A fines de los 60 y principios de los 70, las Topolansky militaban en el Movimiento Nacional de Liberación-Tupamaros (MLN-T). Hasta que María Elia planteó algunas objeciones con el MLN-T e impulsó el armado del Frente Revolucionario de los Trabajadores (FRT), al que los tupamaros -Lucía entre ellos- se referían despectivamente con el nombre de "microfracción". Esa diferencia, entre otras cosas, fue cimentando la construcción de otra identidad común.
-En la cárcel yo hablaba con mis compañeras; uno elige a sus hermanos -continuó María Elia.
Y si bien la idea está un poco gastada -todos alguna vez hablamos de los "hermanos del corazón"-, fue llamativo oírla en boca de una gemela: la apoteosis de lo que puede entenderse como "la sangre".
Me pasé el viaje de regreso pensando, entre otras cosas, en esto.
Soy hija única y cada tanto alguien dice -alguien con hermanos dice- que tengo actitudes propias de quien pasó la infancia sin competencia genética en la casa. El comentario, además de ser un poco fácil, suele tener connotaciones negativas a las que ya no reacciono como antes. Cuando lo oigo sonrío con mesura, como si declinara un plato de comida en una casa ajena. Pero después, aun si cambio de tema, quedo detenida en la misma pregunta que surgió en el encuentro con María Elia: ¿Alguien sabe qué demonios es una familia?
Porque yo no sé.
Sólo sé que la respuesta es una inmensa copa de árbol que esconde en sus ramas, a la manera de un nido, un mensaje.
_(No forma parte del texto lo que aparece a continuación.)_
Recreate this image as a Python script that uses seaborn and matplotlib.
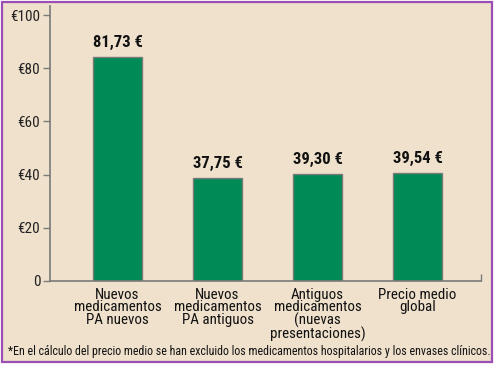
import matplotlib
matplotlib.use("Agg")
import matplotlib.pyplot as plt
import seaborn as sns
import pandas as pd
from matplotlib import font_manager
from matplotlib.patches import Rectangle

categories = ["Nuevos\nmedicamentos\nPA nuevos", "Nuevos\nmedicamentos\nPA antiguos",
              "Antiguos\nmedicamentos\n(nuevas\npresentaciones)", "Precio medio\nglobal"]
# bar heights as drawn in the picture, labels as printed
bar_values = [84.2, 38.9, 40.3, 40.6]
value_labels = ["81,73 €", "37,75 €", "39,30 €", "39,54 €"]
y_ticks = [0, 20, 40, 60, 80, 100]
y_tick_labels = ["0", "€20", "€40", "€60", "€80", "€100"]
footnote = "*En el cálculo del precio medio se han excluido los medicamentos hospitalarios y los envases clínicos."

bg = "#efe1cc"
green = "#008a55"

sns.set_style("white")
installed = {f.name for f in font_manager.fontManager.ttflist}
candidates = ["Liberation Sans Narrow", "Roboto Condensed", "Open Sans Condensed",
              "Noto Sans Condensed", "Arial Narrow", "Liberation Sans"]
narrow = next(c for c in candidates if c in installed)
plt.rcParams["font.family"] = [narrow, "DejaVu Sans"]
plt.rcParams["font.stretch"] = "condensed"

df = pd.DataFrame({"cat": categories, "val": bar_values})

fig = plt.figure(figsize=(4.97, 3.67), dpi=100, facecolor="white")
fig.patches.append(Rectangle((1.5 / 497, 5 / 367), 490.5 / 497, 360.5 / 367, transform=fig.transFigure,
                             facecolor=bg, edgecolor="#9b4fb5", linewidth=1.6, zorder=-5))
ax = fig.add_axes([50 / 497, (367 - 281) / 367, 431 / 497, 275 / 367])
ax.set_facecolor(bg)
ax.patch.set_alpha(0)

sns.barplot(data=df, x="cat", y="val", color=green, width=0.49, saturation=1,
            edgecolor="#7a7a7a", linewidth=1, ax=ax)

for i, (v, lab) in enumerate(zip(bar_values, value_labels)):
    ax.annotate(lab, (i, v), xytext=(0, 5), textcoords="offset points", ha="center", va="bottom",
                fontsize=12, fontweight="bold", color="#111111")

ax.set_xlim(-0.675, 3.635)
ax.set_ylim(0, 103.4)
ax.set_yticks(y_ticks)
ax.set_yticklabels(y_tick_labels, fontsize=11, color="#222222")
ax.set_xticks(range(len(categories)))
ax.set_xticklabels(categories, fontsize=10.8, color="#111111", linespacing=0.86)
ax.tick_params(axis="y", length=5, width=1, color="#7a7a7a", pad=2, direction="out", left=True)
ax.tick_params(axis="x", length=0, pad=5)
ax.set_xticks([3.635], minor=True)
ax.tick_params(axis="x", which="minor", direction="in", length=5, width=1, color="#7a7a7a", bottom=True)
ax.set_xlabel("")
ax.set_ylabel("")
for s in ["top", "right"]:
    ax.spines[s].set_visible(False)
for s in ["left", "bottom"]:
    ax.spines[s].set_color("#7a7a7a")
    ax.spines[s].set_linewidth(1.2)

fig.text(249 / 497, (367 - 352) / 367, footnote, ha="center", va="center", fontsize=8.6, color="#111111")

fig.savefig("out.png", dpi=100, facecolor="white")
Aquel día, en su chacra, María Elia habló de la condición sinuosa y dispersa de la identidad. Y lo hizo a través de un ejemplo insólito. Con las manos abiertas, mostrando las yemas de los dedos, advirtió que las huellas dactilares no siempre son únicas como se cree. El dedo gordo, dijo, puede imprimir igual que el pulgar de otra persona y fue gracias a eso -agregó- que en los 70 les había sido posible falsificar ciertos documentos con los que se manejaban en la clandestinidad. No me queda claro si algo así es posible -me parece un delirio que sea posible-, pero la imagen es buena a la hora de pensar en el elemento "extraño" que forma parte de lo que uno considera "lo propio". Somos lo que somos porque hay ocho dedos que nos nombran, pero también porque hay dos que nos conectan con una esfera familiar que es misteriosa y ajena a las particularidades del linaje.
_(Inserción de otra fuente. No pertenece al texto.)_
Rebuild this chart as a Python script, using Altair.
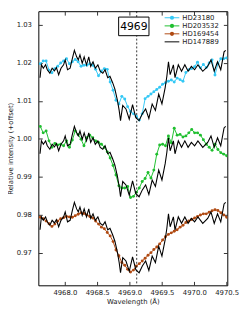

En mi caso, esos dos pulgares son fundamentales. Tengo amigos con los que desarmo y armo los modelos de familia y junto a los que me pregunto, infinitas veces, por qué razones estamos cerca. "Tenemos los mismos miedos", dijo uno hace ya varios años, reescribiendo esa línea de Borges que hizo historia: "No nos une el amor sino el espanto". Y tal vez sea cierto. Tal vez el barro sea más fuerte que cualquier otra cosa.
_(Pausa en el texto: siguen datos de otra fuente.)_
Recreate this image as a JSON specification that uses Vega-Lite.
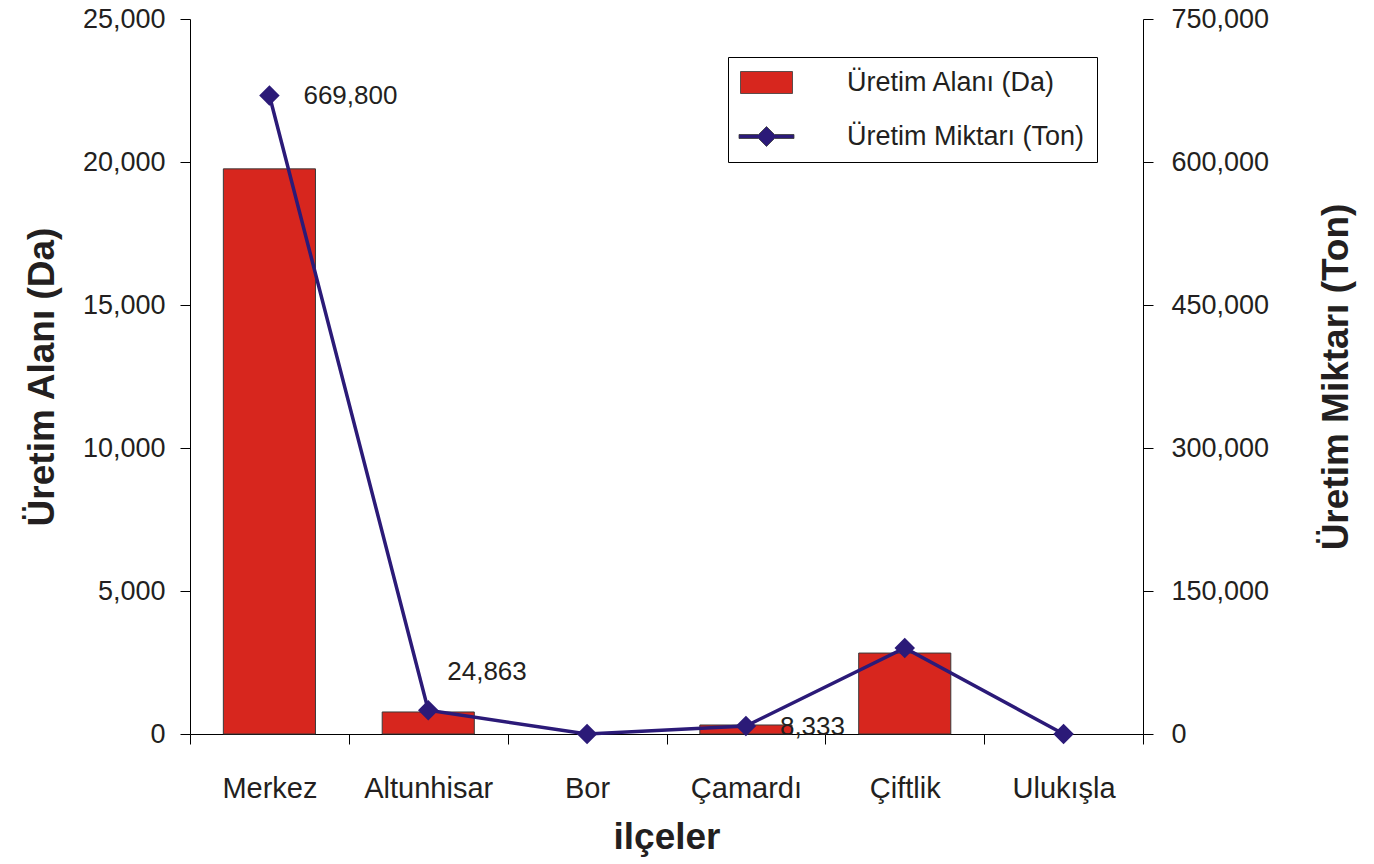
{
  "$schema": "https://vega.github.io/schema/vega-lite/v6.json",
  "width": 953,
  "height": 715,
  "autosize": {"type": "none"},
  "padding": {"left": 190, "top": 19, "right": 231, "bottom": 130},
  "background": "white",
  "config": {
    "font": "Liberation Sans",
    "view": {"stroke": null},
    "axis": {"grid": false, "domainColor": "#000", "tickColor": "#000", "labelColor": "#231f20", "titleColor": "#231f20", "labelFont": "Liberation Sans", "titleFont": "Liberation Sans", "domainWidth": 1, "tickWidth": 1}
  },
  "data": {"values": [
    {"ilce": "Merkez", "alan": 19760, "miktar": 669800},
    {"ilce": "Altunhisar", "alan": 770, "miktar": 24863},
    {"ilce": "Bor", "alan": 0, "miktar": 0},
    {"ilce": "Çamardı", "alan": 315, "miktar": 8333},
    {"ilce": "Çiftlik", "alan": 2830, "miktar": 90200},
    {"ilce": "Ulukışla", "alan": 0, "miktar": 0}
  ]},
  "encoding": {
    "x": {"field": "ilce", "type": "nominal", "sort": null,
      "scale": {"domain": ["Merkez", "Altunhisar", "Bor", "Çamardı", "Çiftlik", "Ulukışla"], "paddingInner": 0, "paddingOuter": 0},
      "axis": {"title": "ilçeler", "labelAngle": 0, "tickBand": "extent", "tickSize": 10, "labelPadding": 30, "labelFontSize": 29, "titleFontSize": 37, "titleFontWeight": "bold", "titlePadding": 16}}
  },
  "layer": [
    {
      "transform": [{"filter": "datum.alan > 0"}],
      "mark": {"type": "bar", "fill": "#d7261e", "stroke": "#3a3a3a", "strokeWidth": 1, "width": {"band": 0.58}, "opacity": 1},
      "encoding": {
        "y": {"field": "alan", "type": "quantitative", "scale": {"domain": [0, 25000]},
          "axis": {"title": "Üretim Alanı (Da)", "orient": "left", "values": [0, 5000, 10000, 15000, 20000, 25000], "format": ",.0f", "tickSize": 10, "labelPadding": 15, "labelFontSize": 27, "titleFontSize": 37, "titleFontWeight": "bold", "titlePadding": 21}}
      }
    },
    {
      "transform": [{"filter": "false"}],
      "mark": {"type": "point", "filled": true, "opacity": 1},
      "encoding": {
        "color": {"datum": "Üretim Alanı (Da)", "type": "nominal",
          "scale": {"domain": ["Üretim Alanı (Da)", "Üretim Miktarı (Ton)"], "range": ["#d7261e", "#2b1a78"]},
          "legend": {
            "title": null, "orient": "none", "legendX": 538, "legendY": 38,
            "strokeColor": "#000", "fillColor": "#fff", "padding": 12,
            "symbolSize": 400, "symbolOffset": 13, "labelOffset": 67, "symbolOpacity": 1,
            "labelFontSize": 27, "labelColor": "#231f20", "rowPadding": 26, "labelLimit": 500,
            "labelExpr": "datum.label + '\u00a0\u00a0'",
            "encode": {"symbols": {"update": {"stroke": {"value": "#3a3a3a"}, "strokeWidth": {"value": 0.8}}}}
          }},
        "shape": {"datum": "Üretim Alanı (Da)", "type": "nominal",
          "scale": {"domain": ["Üretim Alanı (Da)", "Üretim Miktarı (Ton)"], "range": ["M-2.6,-1.1L2.6,-1.1L2.6,1.1L-2.6,1.1Z", "M-2.75,-0.2L-0.8,-0.2L0,-1L0.8,-0.2L2.75,-0.2L2.75,0.2L0.8,0.2L0,1L-0.8,0.2L-2.75,0.2Z"]},
          "legend": {
            "title": null, "orient": "none", "legendX": 538, "legendY": 38,
            "strokeColor": "#000", "fillColor": "#fff", "padding": 12,
            "symbolSize": 400, "symbolOffset": 13, "labelOffset": 67, "symbolOpacity": 1,
            "labelFontSize": 27, "labelColor": "#231f20", "rowPadding": 26, "labelLimit": 500,
            "labelExpr": "datum.label + '\u00a0\u00a0'",
            "encode": {"symbols": {"update": {"stroke": {"value": "#3a3a3a"}, "strokeWidth": {"value": 0.8}}}}
          }}
      }
    },
    {
      "encoding": {
        "y": {"field": "miktar", "type": "quantitative", "scale": {"domain": [0, 750000]},
          "axis": {"title": "Üretim Miktarı (Ton)", "orient": "right", "values": [0, 150000, 300000, 450000, 600000, 750000], "format": ",.0f", "tickSize": 10, "labelPadding": 18, "labelFontSize": 27, "titleFontSize": 37, "titleFontWeight": "bold", "titlePadding": 87, "titleAngle": 270}}
      },
      "layer": [
        {"mark": {"type": "line", "color": "#2b1a78", "strokeWidth": 3.5}},
        {"mark": {"type": "point", "shape": "diamond", "filled": true, "color": "#2b1a78", "size": 420, "opacity": 1}},
        {
          "transform": [{"filter": "datum.ilce === 'Merkez' || datum.ilce === 'Çamardı'"}],
          "mark": {"type": "text", "align": "left", "baseline": "middle", "dx": 34, "dy": 1, "fontSize": 26, "color": "#231f20"},
          "encoding": {"text": {"field": "miktar", "type": "quantitative", "format": ","}}
        },
        {
          "transform": [{"filter": "datum.ilce === 'Altunhisar'"}],
          "mark": {"type": "text", "align": "left", "baseline": "middle", "dx": 19, "dy": -38, "fontSize": 26, "color": "#231f20"},
          "encoding": {"text": {"field": "miktar", "type": "quantitative", "format": ","}}
        }
      ]
    }
  ],
  "resolve": {"scale": {"y": "independent"}}
}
Pienso en eso después del viaje y después de haber visto, hace minutos, "Mummy": una película de Xavier Dolan -un joven canadiense al que algunos comparan con Jean Luc Godard- en la que se interpela la institución familiar. "Mummy" es incómoda. Porque cuenta la relación entre un hijo insoportable y su mamá -una mujer errática- y porque lo hace en un marco ficticio pero inquietante: en la Canadá de la película, hay una ley que permite que los padres de chicos inmanejables encierren a su prole en hospitales psiquiátricos sin que medie juicio alguno. A lo largo del filme, tanto la madre como los espectadores oscilamos frente a una duda incorrecta: ¿Tendríamos a nuestra familia tal cual es, si existiera la chance legítima de sacarnos de encima a aquellos miembros que nos desquician? ¿Seríamos separatistas -como Catalunya, Georgia o el País Vasco, o como las mismas hermanas Topolansky- si hubiera una forma de romper amarras con la identidad que nos fue dada, y no ser tildados de inmorales por eso? ¿La familia, finalmente, es un trabajo forzoso?
Dolan da una respuesta maliciosa y sutil. Decide que la madre en la ficción se llame Diane y que su apodo sea Die, que en inglés significa "muere". Y si bien no queda claro a quién va dirigido el imperativo -si Dolan se lo dice a la madre, o si la madre se lo dice al hijo-, lo que sí se intuye es que el merodeo de la muerte -ese barro- es lo que finalmente los une. Y que a ese lazo indispensable y tembloroso también, o sobre todo, se lo puede llamar "identidad".